Sex Work and Trafficking: How They Are Different and Why It Matters

Sex Work and Trafficking: How They Are Different and Why It Matters

Sex work, broadly defined, is the exchange of sexual services for money or goods, including housing, food, drugs, or basic necessities. It may involve working independently, with others, or for a third party. Individuals may engage in sex work regularly or sporadically. Sex workers include people of all genders, races, and ages. Some forms of sex work (the exchange of sexual conduct for money or goods) are prohibited by prostitution laws, while other kinds, such as stripping or erotic dancing, are regulated by laws such as zoning or alcohol laws, and are not criminal, per se.

Work in the sex sector/sex trades occurs in many different forms and settings, including street-based or web-based settings, escort services, and video camera work, among others. Of the forms of sex work covered by prostitution laws, street-based sex work tends to be the most precarious because it is the most public and visible and therefore the most subjected to harassment, policing, and criminalization.

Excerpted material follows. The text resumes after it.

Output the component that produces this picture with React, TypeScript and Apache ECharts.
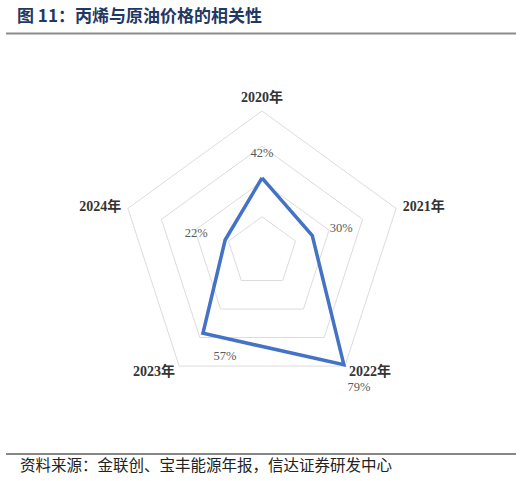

This issue brief uses the term sex worker to describe a person whose labor or livelihood includes the selling or trading of sexual conduct for money or other goods of value. Using the term “sex work” reinforces the idea that sexual labor is work and supports the discussion of applying labor rights and concern for the conditions of work to sex work. However, while the term was adopted by persons within the sex trades as a self-designation, not everyone who participates in the sex trades identifies as a sex worker.